Time for some secular aggression


By Sim Kwang Yang

The canning of former model Kartika Sari Dewi Sukarno has been postponed till the Ramadan moth is over.  She has been sent back home for another month of emotional anguish.

The news has since become the fifth most popular story on both the CNN and BBC websites.  There was even a Facebook account listed as “Help Kartika Sari Dewi Sukarno”.

I feel boiling mad with her sentence, because the canning punishment is barbaric and out-dated for any crime.  It should have been outlawed long ago.  It does not serve as a deterrent, and neither should it serve as punitive punishment.  It belongs to the Dark Ages.

I was thinking of writing about religious overzealousness, at the risk of offending some religious sensitivities, when I came across the article entitled “Time for secular aggression” by Wole Soyinka.
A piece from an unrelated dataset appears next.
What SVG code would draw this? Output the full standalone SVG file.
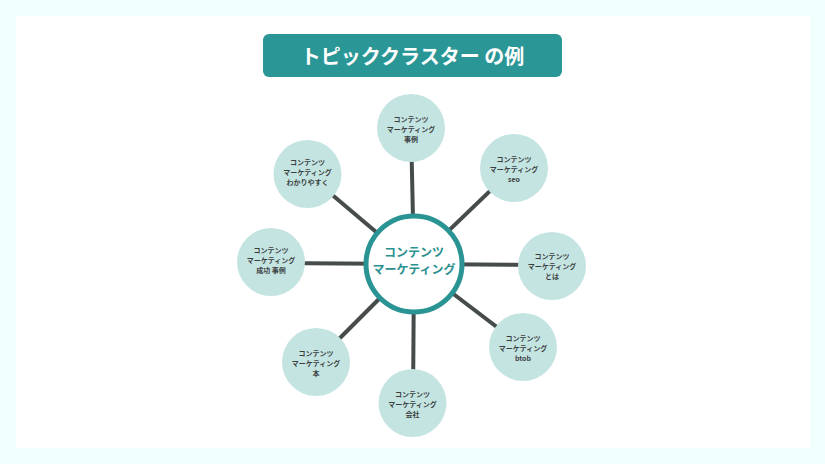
<svg xmlns="http://www.w3.org/2000/svg" width="825" height="464" viewBox="0 0 825 464">
<style>
text{font-family:"Noto Sans CJK JP","Noto Sans",sans-serif;font-weight:bold;text-anchor:middle}
.sat{fill:#C4E4E2}
.st{font-size:7px;fill:#3B3F3F}
.ct{font-size:12px;fill:#2A9090}
.ln{stroke:#464C4C;stroke-width:4;stroke-linecap:butt}
</style>
<rect x="0" y="0" width="825" height="464" fill="#F0FEFE"/>
<rect x="16" y="16" width="794" height="432" fill="#FFFFFF"/>
<g id="title">
<rect x="263" y="34" width="299" height="43" rx="6" fill="#2A9696"/>
<text x="412.5" y="63.5" style="font-size:20px;fill:#FFFFFF">トピッククラスター の例</text>
</g>
<g id="connectors">
<line class="ln" x1="414" y1="264" x2="411" y2="128"/>
<line class="ln" x1="414" y1="264" x2="514" y2="168"/>
<line class="ln" x1="414" y1="264" x2="307.5" y2="174"/>
<line class="ln" x1="414" y1="264" x2="271" y2="263"/>
<line class="ln" x1="414" y1="264" x2="552" y2="265"/>
<line class="ln" x1="414" y1="264" x2="318" y2="360"/>
<line class="ln" x1="414" y1="264" x2="413" y2="403"/>
<line class="ln" x1="414" y1="264" x2="523" y2="347"/>
</g>
<g id="center">
<circle cx="414" cy="264" r="48" fill="#FFFFFF" stroke="#2A9393" stroke-width="5"/>
<text class="ct" x="414" y="257">コンテンツ</text>
<text class="ct" x="414" y="274">マーケティング</text>
</g>
<g id="n-jirei">
<circle class="sat" cx="411" cy="128" r="34"/>
<text class="st" x="411" y="122">コンテンツ</text>
<text class="st" x="411" y="132">マーケティング</text>
<text class="st" x="411" y="142">事例</text>
</g>
<g id="n-seo">
<circle class="sat" cx="514" cy="168" r="34"/>
<text class="st" x="514" y="162">コンテンツ</text>
<text class="st" x="514" y="172">マーケティング</text>
<text class="st" x="514" y="182">seo</text>
</g>
<g id="n-wakari">
<circle class="sat" cx="307.5" cy="174" r="34"/>
<text class="st" x="307.5" y="165">コンテンツ</text>
<text class="st" x="307.5" y="175">マーケティング</text>
<text class="st" x="307.5" y="185">わかりやすく</text>
</g>
<g id="n-seiko">
<circle class="sat" cx="271" cy="262" r="34"/>
<text class="st" x="271" y="253">コンテンツ</text>
<text class="st" x="271" y="263">マーケティング</text>
<text class="st" x="271" y="273">成功 事例</text>
</g>
<g id="n-towa">
<circle class="sat" cx="552" cy="266" r="34"/>
<text class="st" x="552" y="259">コンテンツ</text>
<text class="st" x="552" y="269">マーケティング</text>
<text class="st" x="552" y="279">とは</text>
</g>
<g id="n-hon">
<circle class="sat" cx="316" cy="362" r="34"/>
<text class="st" x="316" y="356">コンテンツ</text>
<text class="st" x="316" y="366">マーケティング</text>
<text class="st" x="316" y="376">本</text>
</g>
<g id="n-kaisha">
<circle class="sat" cx="412.5" cy="403" r="34"/>
<text class="st" x="412.5" y="397">コンテンツ</text>
<text class="st" x="412.5" y="407">マーケティング</text>
<text class="st" x="412.5" y="417">会社</text>
</g>
<g id="n-btob">
<circle class="sat" cx="523" cy="347" r="34"/>
<text class="st" x="523" y="341">コンテンツ</text>
<text class="st" x="523" y="351">マーケティング</text>
<text class="st" x="523" y="361">btob</text>
</g>
</svg>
Wole Soyinka (born 1934) is a Nigerian writer, playwright, and poet who won the Nobel Prize for Literature in 1986, the first African to be so honoured.  For him, both Christianity and Islam have their camels.

I realise that sometimes our blog is well placed to introduce farawy ideas from strangers from faraway lands.  The NY Times piece on one Malaysia attracted about 2000 hits.  So here goes below:

WOLE SOYINKA, POET AND PLAYWRIGHT

Time for some secular aggression!

From my primary school reader, comes the following morality tale.
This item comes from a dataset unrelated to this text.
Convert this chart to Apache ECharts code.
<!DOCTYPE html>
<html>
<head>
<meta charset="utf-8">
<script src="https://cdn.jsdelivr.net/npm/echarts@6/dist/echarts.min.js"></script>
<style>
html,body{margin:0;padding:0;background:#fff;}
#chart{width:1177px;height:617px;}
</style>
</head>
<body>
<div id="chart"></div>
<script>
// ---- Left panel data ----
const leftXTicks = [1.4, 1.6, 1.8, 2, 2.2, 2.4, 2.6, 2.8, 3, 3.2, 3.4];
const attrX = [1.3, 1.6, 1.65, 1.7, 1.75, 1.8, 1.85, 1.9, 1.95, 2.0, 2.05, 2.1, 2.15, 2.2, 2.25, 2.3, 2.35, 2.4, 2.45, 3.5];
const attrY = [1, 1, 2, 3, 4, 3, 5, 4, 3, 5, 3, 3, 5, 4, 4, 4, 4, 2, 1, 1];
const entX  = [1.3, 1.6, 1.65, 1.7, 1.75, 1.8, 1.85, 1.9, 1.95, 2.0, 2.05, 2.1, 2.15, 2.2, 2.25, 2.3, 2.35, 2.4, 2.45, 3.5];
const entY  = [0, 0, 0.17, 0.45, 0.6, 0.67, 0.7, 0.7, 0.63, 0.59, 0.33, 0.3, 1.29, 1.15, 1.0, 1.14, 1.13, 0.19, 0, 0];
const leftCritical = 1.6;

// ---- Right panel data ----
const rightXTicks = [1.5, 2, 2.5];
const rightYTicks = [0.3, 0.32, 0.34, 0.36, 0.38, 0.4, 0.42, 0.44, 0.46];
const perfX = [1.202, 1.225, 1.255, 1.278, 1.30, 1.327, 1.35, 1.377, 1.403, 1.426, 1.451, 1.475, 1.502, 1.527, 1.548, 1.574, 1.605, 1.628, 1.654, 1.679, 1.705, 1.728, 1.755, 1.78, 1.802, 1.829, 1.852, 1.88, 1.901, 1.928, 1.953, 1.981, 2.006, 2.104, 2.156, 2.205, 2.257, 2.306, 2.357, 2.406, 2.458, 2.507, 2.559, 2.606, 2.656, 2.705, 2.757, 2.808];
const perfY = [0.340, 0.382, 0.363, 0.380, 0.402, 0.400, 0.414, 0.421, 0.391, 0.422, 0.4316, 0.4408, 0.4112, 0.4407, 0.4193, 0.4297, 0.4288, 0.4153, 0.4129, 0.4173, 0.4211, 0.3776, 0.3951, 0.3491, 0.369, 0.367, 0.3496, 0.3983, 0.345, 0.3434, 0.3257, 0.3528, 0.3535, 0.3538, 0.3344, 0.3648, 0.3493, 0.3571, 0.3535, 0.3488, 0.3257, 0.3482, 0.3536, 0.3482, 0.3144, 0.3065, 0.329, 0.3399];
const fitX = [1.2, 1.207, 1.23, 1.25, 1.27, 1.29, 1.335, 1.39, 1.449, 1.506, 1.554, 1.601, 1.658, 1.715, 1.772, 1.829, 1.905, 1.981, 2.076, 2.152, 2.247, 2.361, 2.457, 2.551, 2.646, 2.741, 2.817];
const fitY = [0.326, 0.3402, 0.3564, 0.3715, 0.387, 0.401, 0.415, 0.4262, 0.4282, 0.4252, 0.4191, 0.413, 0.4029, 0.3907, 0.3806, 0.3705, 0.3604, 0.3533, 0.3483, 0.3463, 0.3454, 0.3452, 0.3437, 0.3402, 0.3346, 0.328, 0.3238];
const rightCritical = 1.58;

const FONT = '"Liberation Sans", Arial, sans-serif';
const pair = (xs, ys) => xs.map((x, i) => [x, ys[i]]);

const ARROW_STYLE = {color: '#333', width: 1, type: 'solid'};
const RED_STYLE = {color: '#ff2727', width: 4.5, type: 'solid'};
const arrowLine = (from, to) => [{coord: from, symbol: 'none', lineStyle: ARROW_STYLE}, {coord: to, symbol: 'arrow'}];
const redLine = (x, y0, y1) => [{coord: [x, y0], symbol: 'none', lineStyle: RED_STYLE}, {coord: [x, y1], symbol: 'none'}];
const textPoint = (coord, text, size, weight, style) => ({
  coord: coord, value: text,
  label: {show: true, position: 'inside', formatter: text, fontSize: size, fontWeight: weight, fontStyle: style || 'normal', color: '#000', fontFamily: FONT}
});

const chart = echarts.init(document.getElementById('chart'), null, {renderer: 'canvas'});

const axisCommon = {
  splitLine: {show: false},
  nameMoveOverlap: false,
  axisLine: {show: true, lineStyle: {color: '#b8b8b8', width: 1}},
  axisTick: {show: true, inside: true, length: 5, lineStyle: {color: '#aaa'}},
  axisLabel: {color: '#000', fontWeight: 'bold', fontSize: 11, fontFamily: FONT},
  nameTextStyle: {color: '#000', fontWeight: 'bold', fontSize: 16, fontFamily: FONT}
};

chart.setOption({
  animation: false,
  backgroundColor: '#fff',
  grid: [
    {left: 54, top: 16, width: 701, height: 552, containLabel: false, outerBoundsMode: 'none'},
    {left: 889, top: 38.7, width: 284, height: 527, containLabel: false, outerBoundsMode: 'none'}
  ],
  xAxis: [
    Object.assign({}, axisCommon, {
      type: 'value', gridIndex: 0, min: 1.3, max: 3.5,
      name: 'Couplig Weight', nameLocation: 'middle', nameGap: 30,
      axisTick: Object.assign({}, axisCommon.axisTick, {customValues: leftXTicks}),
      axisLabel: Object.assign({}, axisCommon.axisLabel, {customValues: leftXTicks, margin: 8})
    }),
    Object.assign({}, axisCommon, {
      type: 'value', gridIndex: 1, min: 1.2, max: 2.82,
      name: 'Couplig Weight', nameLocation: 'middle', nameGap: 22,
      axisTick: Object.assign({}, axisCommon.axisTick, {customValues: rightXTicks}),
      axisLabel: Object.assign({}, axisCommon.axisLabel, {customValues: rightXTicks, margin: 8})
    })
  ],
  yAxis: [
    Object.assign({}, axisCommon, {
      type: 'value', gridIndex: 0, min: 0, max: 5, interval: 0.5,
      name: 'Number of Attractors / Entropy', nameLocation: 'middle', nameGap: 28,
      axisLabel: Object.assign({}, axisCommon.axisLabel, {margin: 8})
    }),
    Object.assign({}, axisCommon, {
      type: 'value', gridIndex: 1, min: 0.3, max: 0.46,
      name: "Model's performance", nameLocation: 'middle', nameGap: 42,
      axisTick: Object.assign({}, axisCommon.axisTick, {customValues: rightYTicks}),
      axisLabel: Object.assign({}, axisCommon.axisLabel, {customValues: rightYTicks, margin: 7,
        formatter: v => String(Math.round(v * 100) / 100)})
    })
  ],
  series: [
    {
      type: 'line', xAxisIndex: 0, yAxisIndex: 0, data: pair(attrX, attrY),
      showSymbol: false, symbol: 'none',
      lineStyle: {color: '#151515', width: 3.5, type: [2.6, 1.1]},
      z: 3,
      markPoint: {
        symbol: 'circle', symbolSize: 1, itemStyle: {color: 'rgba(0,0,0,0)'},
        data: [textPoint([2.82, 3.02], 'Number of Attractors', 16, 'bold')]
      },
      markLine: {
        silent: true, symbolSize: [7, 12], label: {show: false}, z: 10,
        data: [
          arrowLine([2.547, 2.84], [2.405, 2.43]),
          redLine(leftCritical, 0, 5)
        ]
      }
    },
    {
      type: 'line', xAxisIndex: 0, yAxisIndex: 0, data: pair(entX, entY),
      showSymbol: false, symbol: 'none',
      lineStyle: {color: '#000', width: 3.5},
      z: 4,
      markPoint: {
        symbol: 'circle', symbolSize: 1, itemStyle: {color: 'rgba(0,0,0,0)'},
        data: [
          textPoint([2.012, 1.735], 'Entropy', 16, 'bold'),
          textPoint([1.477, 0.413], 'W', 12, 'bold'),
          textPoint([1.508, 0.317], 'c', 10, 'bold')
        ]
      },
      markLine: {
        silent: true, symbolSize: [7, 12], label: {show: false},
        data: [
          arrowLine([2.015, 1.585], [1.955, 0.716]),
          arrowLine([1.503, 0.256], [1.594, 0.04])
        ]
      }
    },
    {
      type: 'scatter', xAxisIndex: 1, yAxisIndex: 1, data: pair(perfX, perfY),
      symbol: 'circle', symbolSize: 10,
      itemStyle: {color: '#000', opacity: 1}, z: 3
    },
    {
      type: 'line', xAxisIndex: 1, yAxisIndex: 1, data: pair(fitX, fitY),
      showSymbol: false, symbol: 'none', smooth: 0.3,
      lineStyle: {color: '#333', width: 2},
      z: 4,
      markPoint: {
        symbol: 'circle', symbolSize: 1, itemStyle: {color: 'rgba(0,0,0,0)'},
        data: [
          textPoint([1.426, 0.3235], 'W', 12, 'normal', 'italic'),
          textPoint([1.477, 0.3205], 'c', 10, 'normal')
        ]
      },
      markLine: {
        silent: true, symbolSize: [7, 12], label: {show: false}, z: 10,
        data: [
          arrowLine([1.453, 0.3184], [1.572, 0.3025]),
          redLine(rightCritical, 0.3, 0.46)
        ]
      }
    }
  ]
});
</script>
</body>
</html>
A Bedouin on a journey through the desert camped down for the night, his camel tethered to a peg outside the tent. A while later, the camel pleaded, “Master, the desert air is cold. Can I put my nose inside the tent just to warm it a little?”

The kindly Bedouin decided to gratify the camel’s wish. Next the camel, meek as ever, proposed that his neck follow suit. The rest of the story is soon guessed.

After the incursion of legs, chest, hump and rump, the camel grumbled that there was not enough room for both.

Still vivid in my mind is the accompanying illustration – the astonished Bedouin sailing through the air from a powerful kick from the camel’s hind legs.

Anyone who seeks a graphic actualisation of this fable should visit Lagos, the commercial capital of Nigeria, whose solitary dual carriage motorway into the interior is ritually clogged up by revivalist sessions of rival Christian campsites which litter the borders of that sole motorway into the interior.

The backup traffic runs for miles imprisoning travelers sometimes all day and night.

Efforts to move them to other sites have failed, and the average citizen finds himself or herself the dispossessed Bedouin of our fable.

If only the acquisition of such territory remained purely physical!